You're thinking of the Mondragon. The Madsen isn't half as temperamental as a Mondragon, which would start jamming as soon as water got in the action. The Madsen OTOH was over-built and exceptionally reliable.
 

amphibulous

Banned
300m? Really? I'm not suggesting using full-power .30-'06 for this, y'know.

Then I don't get the point. Why not just use an SMG if you don't want the range rifles give? Why use a bullpup with all their many problems? They're notorious problematic weapons to manufacture even with modern technology - getting the trigger linkage right is surely going to be harder in 1950? And you'll probably have to supply modified versions for left handed use, and that trigger linkage will be a pain to maintain. It seems like a lot of fuss for no clear advantage.

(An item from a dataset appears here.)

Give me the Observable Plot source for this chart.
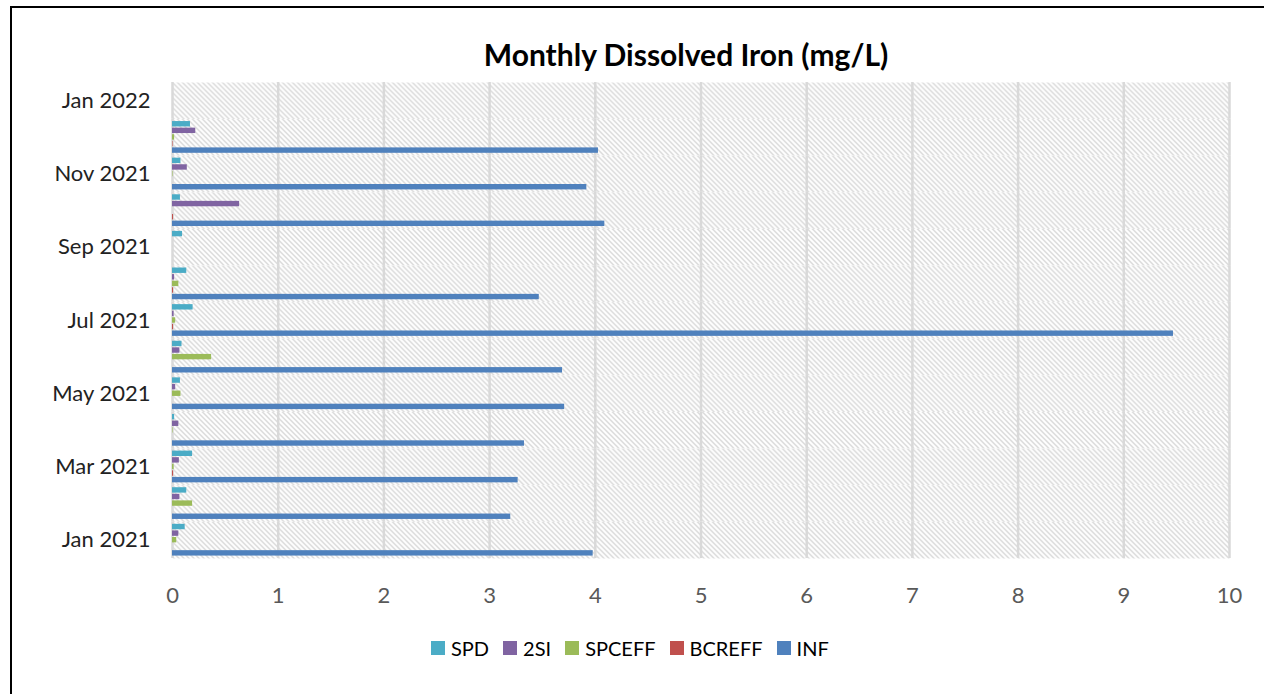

Speaking as a semi-engineer and sort of risk analyst: it seems a common pattern for military firearms to be over optimized for some particular trait and then to perform disastrously, especially in terms of reliability. The M16 took years to get semi-hemi right, and the British bullpup was worse.
 
And I heartily disagree on the reason the M-16 dropped full auto. The reason was 1) grunts weren't using automatic properly and just spraying into the Vietnamese jungles hoping to hit ANYTHING, and 2) paying for the ammo expenditure was considered too expensive. Having fired a 5.56x45mm rifle on full-auto and semi-auto, it's not THAT bad on one's accuracy; sure you won't be able to pick off headshots or anything like that, but in the range I specified above you WILL hit the target.

I drew a blank there Which versions of the M16 do not have a full automatic setting?

....
Also, doesn't the M16 have a particularly fancy system for reducing recoil? I think it fires closed bolt in single shot for accuracy, but open bolt in auto, to spread recoil? Again, I don't think you could expect this of an earlier rifle. Otoh, SMGs are usually opening bolt, spreading recoil that would otherwise be a sharp pulse.

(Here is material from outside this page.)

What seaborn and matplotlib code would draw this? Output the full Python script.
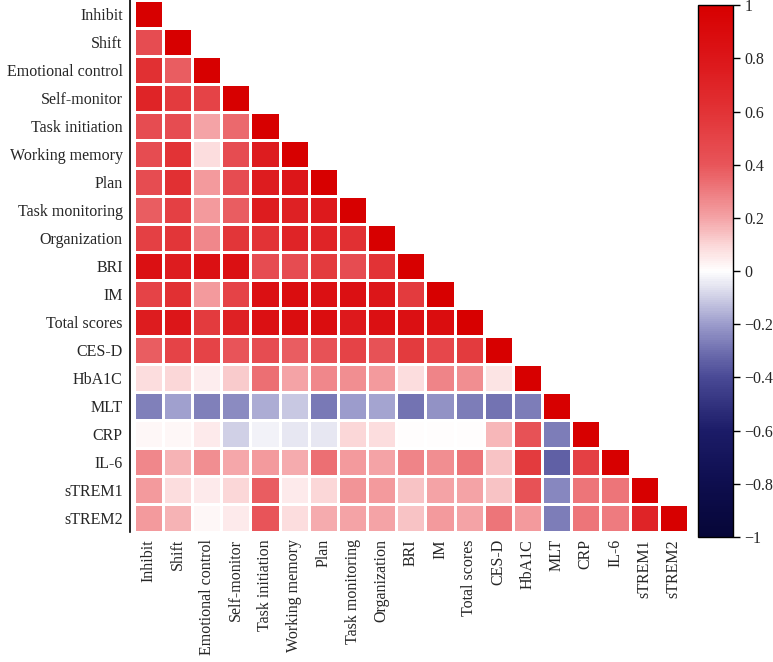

Not as I was taught in two different schools. But, I dont call myself a expert on this. If I am remembering correctly the M16 firing pin wont contact the cartridge primer until the bolt is rotated into the locked position. Recoil is asorbed by a metal & nylon buffer riding on a long spring in the stock. The recoiling bolt contacts the buffer and the two compress the spring. Simpler to disassemble clean and sort than the few other recoil systems I trained with. Basically two parts in the recoil assembly, with no pins, catches, or other anoying parts to distract me, and no trick alignment steps to reassembly. Complexity in the M16 lay elsewhere.

... As it was IOTL the BAR was probably invented in 1916, ....

About then. Reliable examples of Brownings belt fed machine gun and magazine fed rifle were demonstrated for US Army observers in early 1917. It was contracted for production nearly imeadiatly without further trials Unless Browning was copying from someone else gun it is unlikely he designed and debugged the BAR in a year or less. He had been constructing a variety of prototypes, many using his brothers machine shop in Ogden Utah as far back as 1912 & perhaps earlier.

Both Mannlicher & Mondragon had produced gas operated rifles before 1900 & both had tested prototypes of gas operated full auto weapons similar to the BAR by 1910, so Browning may have been drawing on those examples for avoiding mistakes. Maybe someone has read one of the several books on Browning & can shed some further light on this.